While the commerce clause comes to mind, in truth the federal government can only get involved in interstate commerce if a dispute between the States arises.

Nonetheless, Attorney General Jeff Sessions has revoked the Cole Memo, a 2014 Justice Department directive issued by then-Deputy Attorney General James Cole giving marijuana producers and distributors in States that had legalized the drug immunity for violating federal drug laws - that are, mind you, technically not constitutional.

Sessions has taken the issue into full federal custody, giving the 94 U.S. attorneys all over the country clear guidance for deciding when to prosecute those who violate federal law prohibiting marijuana cultivation and distribution.

The issue has been explosive.  Today's pot is more potent, and States like Colorado that have legalized marijuana use have seen huge increases in marijuana-related traffic accidents and fatalities as well as accidental poisonings of both children and pets.
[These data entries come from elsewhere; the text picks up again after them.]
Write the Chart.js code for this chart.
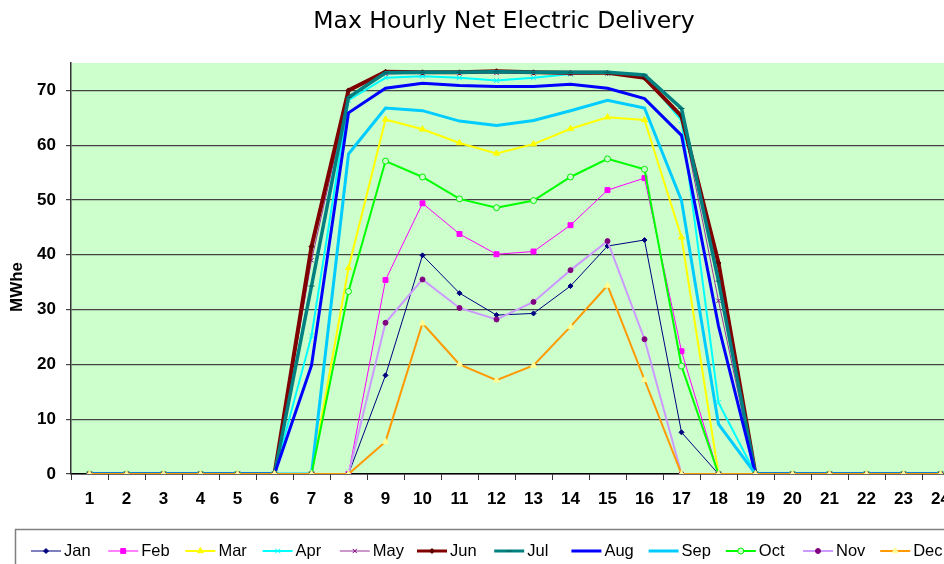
<!DOCTYPE html>
<html>
<head>
<meta charset="utf-8">
<title>Max Hourly Net Electric Delivery</title>
<script src="https://cdn.jsdelivr.net/npm/chart.js"></script>
<style>
  html, body { margin: 0; padding: 0; background: #fff; overflow: hidden; }
  canvas { display: block; }
</style>
</head>
<body>
<canvas id="deliveryChart" width="1008" height="564"></canvas>
<script>
const hours = ['1','2','3','4','5','6','7','8','9','10','11','12','13','14','15','16','17','18','19','20','21','22','23','24'];
const monthNames = ['Jan','Feb','Mar','Apr','May','Jun','Jul','Aug','Sep','Oct','Nov','Dec'];

const jan = [0,0,0,0,0,0,0,0,18.0,39.9,33.0,29.0,29.3,34.3,41.6,42.7,7.6,0,0,0,0,0,0,0];
const feb = [0,0,0,0,0,0,0,0,35.4,49.4,43.8,40.1,40.6,45.4,51.8,54.0,22.4,0,0,0,0,0,0,0];
const mar = [0,0,0,0,0,0,0,37.6,64.7,62.9,60.4,58.5,60.2,63.0,65.1,64.6,43.2,0,0,0,0,0,0,0];
const apr = [0,0,0,0,0,0,25.2,68.2,72.3,72.6,72.3,71.8,72.3,73.0,73.2,72.6,64.5,13.0,0,0,0,0,0,0];
const may = [0,0,0,0,0,0,39.0,69.0,73.0,73.1,73.1,73.2,73.1,73.0,73.1,72.5,65.5,31.6,0,0,0,0,0,0];
const jun = [0,0,0,0,0,0,41.5,70.0,73.4,73.3,73.3,73.5,73.3,73.2,73.2,72.3,65.3,38.5,0,0,0,0,0,0];
const jul = [0,0,0,0,0,0,34.3,68.7,73.2,73.3,73.3,73.4,73.3,73.3,73.3,72.8,66.7,35.2,0,0,0,0,0,0];
const aug = [0,0,0,0,0,0,19.8,65.9,70.4,71.3,70.9,70.7,70.7,71.1,70.4,68.5,61.8,27.0,0,0,0,0,0,0];
const sep = [0,0,0,0,0,0,0,58.4,66.8,66.3,64.4,63.6,64.5,66.3,68.2,66.8,49.9,9.1,0,0,0,0,0,0];
const oct = [0,0,0,0,0,0,0,33.3,57.1,54.2,50.2,48.6,49.9,54.2,57.5,55.6,19.7,0,0,0,0,0,0,0];
const nov = [0,0,0,0,0,0,0,0,27.6,35.5,30.3,28.2,31.4,37.2,42.5,24.6,0,0,0,0,0,0,0,0];
const dec = [0,0,0,0,0,0,0,0,5.9,27.5,20.0,17.1,19.8,26.9,34.4,17.2,0,0,0,0,0,0,0,0];

const yTicks = [0,10,20,30,40,50,60,70];

// look of each month's line, in month order
const styles = [
  { color: '#000080', width: 1,   point: 'rectRot',  radius: 2.5, fill: '#000080', edge: '#000080' },
  { color: '#FF00FF', width: 1,   point: 'rect',     radius: 3.5, fill: '#FF00FF', edge: '#FF00FF' },
  { color: '#FFFF00', width: 2,   point: 'triangle', radius: 3.5, fill: '#FFFF00', edge: '#FFFF00' },
  { color: '#00FFFF', width: 2,   point: 'crossRot', radius: 3.5, fill: '#00FFFF', edge: '#00FFFF' },
  { color: '#993399', width: 1,   point: 'crossRot', radius: 3,   fill: '#800080', edge: '#800080' },
  { color: '#800000', width: 4,   point: 'rectRot',  radius: 2.5, fill: '#600000', edge: '#600000' },
  { color: '#008080', width: 3.5, point: 'line',     radius: 3,   fill: '#006060', edge: '#006060' },
  { color: '#0000FF', width: 3,   point: false,      radius: 0,   fill: '#0000FF', edge: '#0000FF' },
  { color: '#00CCFF', width: 3,   point: false,      radius: 0,   fill: '#00CCFF', edge: '#00CCFF' },
  { color: '#00FF00', width: 2,   point: 'circle',   radius: 3,   fill: '#CCFFCC', edge: '#00EE00' },
  { color: '#CC99FF', width: 2,   point: 'circle',   radius: 2.5, fill: '#800080', edge: '#800080' },
  { color: '#FF9900', width: 2,   point: 'triangle', radius: 3.5, fill: '#FFFF99', edge: '#FFFF99' }
];

const series = [jan, feb, mar, apr, may, jun, jul, aug, sep, oct, nov, dec];

const datasets = series.map((values, i) => {
  const s = styles[i];
  return {
    label: monthNames[i],
    data: values,
    borderColor: s.color,
    borderWidth: s.width,
    backgroundColor: s.fill,
    pointStyle: s.point,
    pointRadius: s.radius,
    pointBackgroundColor: s.fill,
    pointBorderColor: s.edge,
    pointBorderWidth: 1,
    tension: 0,
    fill: false,
    order: series.length - 1 - i
  };
});

const extras = {
  id: 'extras',
  beforeDraw(chart) {
    const { ctx, chartArea } = chart;
    ctx.save();
    ctx.fillStyle = '#CCFFCC';
    ctx.fillRect(chartArea.left, chartArea.top, chartArea.right - chartArea.left, chartArea.bottom - chartArea.top);
    ctx.restore();
  },
  afterDraw(chart) {
    const { ctx } = chart;
    ctx.save();

    // title
    ctx.fillStyle = '#000';
    ctx.font = '23.5px "DejaVu Sans"';
    ctx.textAlign = 'center';
    ctx.textBaseline = 'alphabetic';
    ctx.fillText('Max Hourly Net Electric Delivery', 504, 28);

    // y axis title
    ctx.save();
    ctx.translate(17, 287);
    ctx.rotate(-Math.PI / 2);
    ctx.font = 'bold 17px "Liberation Sans"';
    ctx.textBaseline = 'middle';
    ctx.fillText('MWhe', 0, 0);
    ctx.restore();

    // legend
    ctx.strokeStyle = '#808080';
    ctx.lineWidth = 1.5;
    ctx.strokeRect(15.5, 529.5, 1100, 60);
    ctx.font = '16.5px "Liberation Sans"';
    ctx.textAlign = 'left';
    ctx.textBaseline = 'middle';
    const ly = 551;
    chart.data.datasets.forEach((ds, i) => {
      const s = styles[i];
      const x0 = 31 + i * 77.2;
      ctx.strokeStyle = s.color;
      ctx.lineWidth = Math.min(s.width, 3);
      ctx.beginPath();
      ctx.moveTo(x0, ly);
      ctx.lineTo(x0 + 30, ly);
      ctx.stroke();
      if (s.point && Chart.helpers && Chart.helpers.drawPoint) {
        ctx.fillStyle = s.fill;
        ctx.strokeStyle = s.edge;
        ctx.lineWidth = 1;
        Chart.helpers.drawPoint(ctx, { pointStyle: s.point, radius: s.radius, rotation: 0, borderWidth: 1 }, x0 + 15, ly);
      }
      ctx.fillStyle = '#000';
      ctx.fillText(ds.label, x0 + 33, ly);
    });
    ctx.restore();
  }
};

new Chart(document.getElementById('deliveryChart'), {
  type: 'line',
  data: { labels: hours, datasets: datasets },
  options: {
    responsive: false,
    animation: false,
    layout: { padding: { top: 63, right: 49, bottom: 50, left: 0 } },
    plugins: {
      legend: { display: false },
      title: { display: false },
      tooltip: { enabled: false }
    },
    scales: {
      x: {
        offset: true,
        grid: { offset: true, drawOnChartArea: false, drawTicks: true, tickLength: 6, color: '#333' },
        border: { color: '#000', width: 1.5 },
        ticks: { color: '#000', font: { family: 'Liberation Sans', size: 17, weight: 'bold' }, padding: 9, maxRotation: 0, autoSkip: false },
        afterFit(scale) { scale.height = 40; }
      },
      y: {
        min: 0,
        max: 75,
        afterBuildTicks(scale) { scale.ticks = yTicks.map(v => ({ value: v })); },
        grid: { color: '#444', lineWidth: 1.2, drawTicks: true, tickLength: 5 },
        border: { color: '#333', width: 1.5 },
        ticks: { color: '#000', font: { family: 'Liberation Sans', size: 17, weight: 'bold' }, padding: 10 },
        afterFit(scale) { scale.width = 71; }
      }
    }
  },
  plugins: [extras]
});
</script>
</body>
</html>
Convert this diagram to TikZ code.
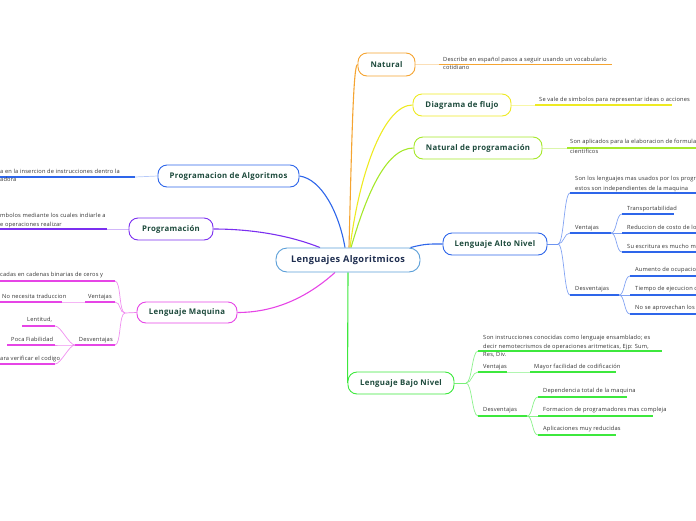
\documentclass[tikz,border=0pt]{standalone}
\usepackage{fontspec}
\setmainfont{Open Sans}
\newfontfamily\titlefont{Open Sans}[LetterSpace=4]
\newfontfamily\descfont{Open Sans}[LetterSpace=3]
\usetikzlibrary{backgrounds}
\definecolor{cOrange}{HTML}{F5A431}
\definecolor{cYellow}{HTML}{EEEA22}
\definecolor{cLime}{HTML}{A6E82A}
\definecolor{cBlue}{HTML}{2E66EA}
\definecolor{cGreen}{HTML}{3DE83D}
\definecolor{cPurple}{HTML}{7B2FF0}
\definecolor{cMag}{HTML}{E645E6}
\definecolor{cCentral}{HTML}{5B9FD8}
\definecolor{titlec}{HTML}{1D4A3C}
\definecolor{centralt}{HTML}{1E2D4F}
\definecolor{descc}{HTML}{333333}
\tikzset{
  main/.style={draw, line width=0.9pt, rounded corners=9pt, fill=white, inner sep=0pt,
    font=\titlefont\fontsize{7.8}{9}\selectfont\bfseries, text=titlec},
  desc/.style={inner sep=0pt, anchor=base west, font=\descfont\fontsize{5.7}{6.5}\selectfont, text=descc},
  descr/.style={desc, anchor=base east},
  conn/.style={line width=1.1pt},
  ul/.style={line width=1.3pt},
  lite/.style={line width=0.7pt},
}
\begin{document}
\begin{tikzpicture}[x=1pt,y=-1pt]
\useasboundingbox (0,0) rectangle (696,520);
\clip (0,0) rectangle (696,520);

% ---------- main boxes ----------
\node[main, draw=cCentral, minimum width=144pt, minimum height=24pt, rounded corners=11pt,
  font=\titlefont\fontsize{9.2}{10}\selectfont\bfseries, text=centralt] (c) at (348,260) {Lenguajes Algoritmicos};
\node[main, draw=cOrange, minimum width=57pt, minimum height=23pt] (nat) at (386.5,64.5) {Natural};
\node[main, draw=cYellow, minimum width=98pt, minimum height=22pt] (dia) at (462,105) {Diagrama de flujo};
\node[main, draw=cLime, minimum width=128pt, minimum height=22pt] (np) at (478,148) {Natural de programación};
\node[main, draw=cBlue, minimum width=104pt, minimum height=22pt] (alto) at (495,244) {Lenguaje Alto Nivel};
\node[main, draw=cGreen, minimum width=106pt, minimum height=22pt] (bn) at (401,383) {Lenguaje Bajo Nivel};
\node[main, draw=cBlue, minimum width=141pt, minimum height=22pt] (pa) at (228.5,176) {Programacion de Algoritmos};
\node[main, draw=cPurple, minimum width=84pt, minimum height=22pt] (pr) at (171,229) {Programación};
\node[main, draw=cMag, minimum width=100pt, minimum height=21pt] (lm) at (187,312.5) {Lenguaje Maquina};

% ---------- texts ----------
\node[desc] (natd1) at (443,61) {Describe en español pasos a seguir usando un vocabulario};
\node[desc] (natd2) at (443,69) {cotidiano};
\node[desc] (diad) at (539,101) {Se vale de simbolos para representar ideas o acciones};
\node[desc] (npd1) at (570,143) {Son aplicados para la elaboracion de formula};
\node[desc] (npd2) at (570,153) {cientificos};

\node[desc] (a1a) at (575,180) {Son los lenguajes mas usados por los progr};
\node[desc] (a1b) at (575,190) {estos son independientes de la maquina};
\node[desc] (a2) at (575,229) {Ventajas};
\node[desc] (a21) at (627,210) {Transportabilidad};
\node[desc] (a22) at (627,229) {Reduccion de costo de lo};
\node[desc] (a23) at (627,248) {Su escritura es mucho m};
\node[desc] (a3) at (575,290) {Desventajas};
\node[desc] (a31) at (635,271) {Aumento de ocupacio};
\node[desc] (a32) at (635,290) {Tiempo de ejecucion d};
\node[desc] (a33) at (635,309) {No se aprovechan los};

\node[desc] (b1a) at (483,339) {Son instrucciones conocidas como lenguaje ensamblado; es};
\node[desc] (b1b) at (483,348) {decir nemotecrismos de operaciones aritmeticas, Ejp: Sum,};
\node[desc] (b1c) at (483,356) {Res, Div.};
\node[desc] (b2) at (483,368) {Ventajas};
\node[desc] (b21) at (534,368) {Mayor facilidad de codificación};
\node[desc] (b3) at (483,411) {Desventajas};
\node[desc] (b31) at (543,392) {Dependencia total de la maquina};
\node[desc] (b32) at (543,411) {Formacion de programadores mas compleja};
\node[desc] (b33) at (543,430) {Aplicaciones muy reducidas};

\node[desc] (pad1) at (0,173) {a en la insercion de instrucciones dentro la};
\node[desc] (pad2) at (0,181) {adora};
\node[desc] (prd1) at (0,217) {mbolos mediante los cuales indiarle a};
\node[desc] (prd2) at (0,226) {e operaciones realizar};

\node[desc] (m1) at (0,276) {cadas en cadenas binarias de ceros y};
\node[descr] (m2) at (112,298) {Ventajas};
\node[desc] (m21) at (2,298) {No necesita traduccion};
\node[descr] (m3) at (113,341) {Desventajas};
\node[desc] (m31) at (27,321) {Lentitud,};
\node[desc] (m32) at (11,341) {Poca Fiabilidad};
\node[desc] (m33) at (0,360) {ara verificar el codigo};

% ---------- coordinates ----------
\coordinate (natU1) at (439,64.5); \coordinate (natU2) at (612,64.5);
\coordinate (diaU1) at (535,105); \coordinate (diaU2) at (672,105);
\coordinate (npU1) at (567,148); \coordinate (npU2) at (700,148);

\coordinate (aB) at (558,244);
\coordinate (a1U) at (570,193); \coordinate (a1E) at (700,193);
\coordinate (a2U) at (570,233); \coordinate (a2E) at (611,233);
\coordinate (a21U) at (622,214); \coordinate (a21E) at (674,214);
\coordinate (a22U) at (622,233); \coordinate (a22E) at (700,233);
\coordinate (a23U) at (622,252); \coordinate (a23E) at (700,252);
\coordinate (a3U) at (570,295); \coordinate (a3E) at (619,295);
\coordinate (a31U) at (630,276); \coordinate (a31E) at (700,276);
\coordinate (a32U) at (630,295); \coordinate (a32E) at (700,295);
\coordinate (a33U) at (630,314); \coordinate (a33E) at (700,314);

\coordinate (bB) at (466,383);
\coordinate (b1U) at (478,351); \coordinate (b1E) at (662,351);
\coordinate (b2U) at (478,372); \coordinate (b2E) at (507,372);
\coordinate (b21U) at (530,372); \coordinate (b21E) at (616,372);
\coordinate (b3U) at (478,416); \coordinate (b3E) at (527,416);
\coordinate (b31U) at (538,397); \coordinate (b31E) at (627,397);
\coordinate (b32U) at (538,416); \coordinate (b32E) at (653,416);
\coordinate (b33U) at (538,435); \coordinate (b33E) at (616,435);

\coordinate (paU1) at (135,177); \coordinate (paU2) at (-5,177);
\coordinate (prU1) at (107,229); \coordinate (prU2) at (-5,229);

\coordinate (mB) at (125,313);
\coordinate (m1U) at (115,281); \coordinate (m1E) at (-5,281);
\coordinate (m2U) at (115,302); \coordinate (m2E) at (85,302);
\coordinate (m21U) at (62,302); \coordinate (m21E) at (-5,302);
\coordinate (m3U) at (115,345); \coordinate (m3E) at (75,345);
\coordinate (m31U) at (55,326); \coordinate (m31E) at (22,326);
\coordinate (m32U) at (55,345); \coordinate (m32E) at (7,345);
\coordinate (m33U) at (55,364); \coordinate (m33E) at (-5,364);

% ---------- connectors ----------
\begin{scope}[on background layer]
\draw[conn, cOrange] ([xshift=1pt]c.north) .. controls +(3,-120) and +(-4,0) .. (nat.west);
\draw[conn, cYellow] ([xshift=2pt]c.north) .. controls +(10,-78) and +(-28,0) .. (dia.west);
\draw[conn, cLime] ([xshift=3pt]c.north) .. controls +(14,-48) and +(-29,0) .. (np.west);
\draw[conn, cBlue] ([xshift=-10pt]c.north east) .. controls +(15,-4) and +(-12,0) .. (alto.west);
\draw[conn, cGreen] (c.south) -- (bn.west);
\draw[conn, cBlue] (pa.east) .. controls +(22,3) and +(-6,-35) .. ([xshift=-3pt]c.north);
\draw[conn, cPurple] (pr.east) .. controls +(45,0) and +(-25,-10) .. ([xshift=-28pt]c.north);
\draw[conn, cMag] (lm.east) .. controls +(45,0) and +(-20,18) .. ([xshift=-13pt]c.south);

% Natural
\draw[lite, cOrange!35] (nat.east) -- (natU1);
\draw[ul, cOrange] (natU1) -- (natU2);
% Diagrama
\draw[lite, cYellow!40] (dia.east) -- (diaU1);
\draw[ul, cYellow] (diaU1) -- (diaU2);
% Natural de programacion
\draw[lite, cLime!40] (np.east) -- (npU1);
\draw[ul, cLime] (npU1) -- (npU2);

% Alto nivel
\draw[lite, cBlue!70] (alto.east) -- (aB);
\foreach \t in {a1U,a2U,a3U}
  \draw[lite, cBlue!60] (aB) .. controls +(6,0) and +(-6,0) .. (\t);
\draw[ul, cBlue] (a1U) -- (a1E);
\draw[ul, cBlue] (a2U) -- (a2E);
\draw[ul, cBlue] (a3U) -- (a3E);
\foreach \t in {a21U,a22U,a23U}
  \draw[lite, cBlue!60] (a2E) .. controls +(6,0) and +(-6,0) .. (\t);
\foreach \t in {a31U,a32U,a33U}
  \draw[lite, cBlue!60] (a3E) .. controls +(6,0) and +(-6,0) .. (\t);
\draw[ul, cBlue] (a21U) -- (a21E);
\draw[ul, cBlue] (a22U) -- (a22E);
\draw[ul, cBlue] (a23U) -- (a23E);
\draw[ul, cBlue] (a31U) -- (a31E);
\draw[ul, cBlue] (a32U) -- (a32E);
\draw[ul, cBlue] (a33U) -- (a33E);

% Bajo nivel
\draw[lite, cGreen!70] (bn.east) -- (bB);
\foreach \t in {b1U,b2U,b3U}
  \draw[lite, cGreen!60] (bB) .. controls +(6,0) and +(-6,0) .. (\t);
\draw[ul, cGreen] (b1U) -- (b1E);
\draw[ul, cGreen] (b2U) -- (b2E);
\draw[lite, cGreen!40] (b2E) -- (b21U);
\draw[ul, cGreen] (b21U) -- (b21E);
\draw[ul, cGreen] (b3U) -- (b3E);
\foreach \t in {b31U,b32U,b33U}
  \draw[lite, cGreen!60] (b3E) .. controls +(6,0) and +(-6,0) .. (\t);
\draw[ul, cGreen] (b31U) -- (b31E);
\draw[ul, cGreen] (b32U) -- (b32E);
\draw[ul, cGreen] (b33U) -- (b33E);

% Programacion de Algoritmos
\draw[lite, cBlue!35] (pa.west) -- (paU1);
\draw[ul, cBlue] (paU1) -- (paU2);
% Programacion
\draw[lite, cPurple!35] (pr.west) -- (prU1);
\draw[ul, cPurple] (prU1) -- (prU2);

% Lenguaje Maquina
\draw[lite, cMag!70] (lm.west) -- (mB);
\foreach \t in {m1U,m2U,m3U}
  \draw[lite, cMag!60] (mB) .. controls +(-6,0) and +(6,0) .. (\t);
\draw[ul, cMag] (m1U) -- (m1E);
\draw[ul, cMag] (m2U) -- (m2E);
\draw[lite, cMag!40] (m2E) -- (m21U);
\draw[ul, cMag] (m21U) -- (m21E);
\draw[ul, cMag] (m3U) -- (m3E);
\foreach \t in {m31U,m32U,m33U}
  \draw[lite, cMag!60] (m3E) .. controls +(-6,0) and +(6,0) .. (\t);
\draw[ul, cMag] (m31U) -- (m31E);
\draw[ul, cMag] (m32U) -- (m32E);
\draw[ul, cMag] (m33U) -- (m33E);
\end{scope}
\end{tikzpicture}
\end{document}
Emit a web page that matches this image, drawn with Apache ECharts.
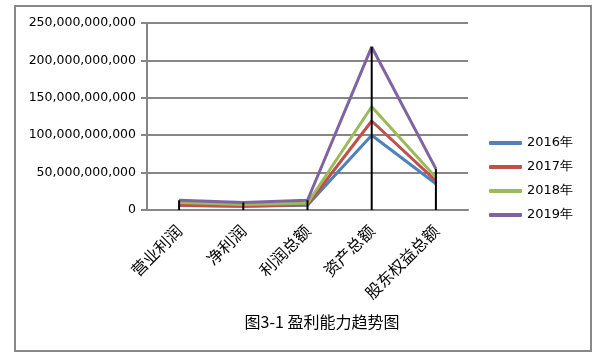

Pot use by underage persons, who are most vulnerable to its damaging effects, has also greatly increased, as have school suspensions and expulsions for pot use.

The epidemic is out of control, and the Democrats want to fuel it - yet, I have to recognize that while I appreciate the Trump administration's desire to protect our society from the damaging policies of the Democrats regarding marijuana, the truth is, technically they don't have the constitutional authority.

What the Trump administration is up to is not to go after the average pot smoker.  The federal government doesn't have time or resources to prosecute misdemeanors. The targets are large-scale manufacturers and distributors.

As States like California and Colorado claim that the legalization of marijuana will bring in much needed tax revenue, neighboring States like Nebraska and Oklahoma have complained that Colorado’s legalization has increased trafficking into their States, and poison downstream in their environment..

From the Trump administration's point of view, drug laws are in place, and the attorney general can't simply refuse to enforce a law, like the Holder/Lynch Justice Department did.

From a policy standpoint, the Trump administration sees the legalization of marijuana not as a local issue, but as a problem that influences a national market, making it a national, not just a local, problem in the eyes of Sessions and gang.

It's going to get interesting.  When the Trump administration begins to get frisky in their attempt to deal with the marijuana problem in States who have legalized the drug, I am wondering if the State autonomy argument will rise up.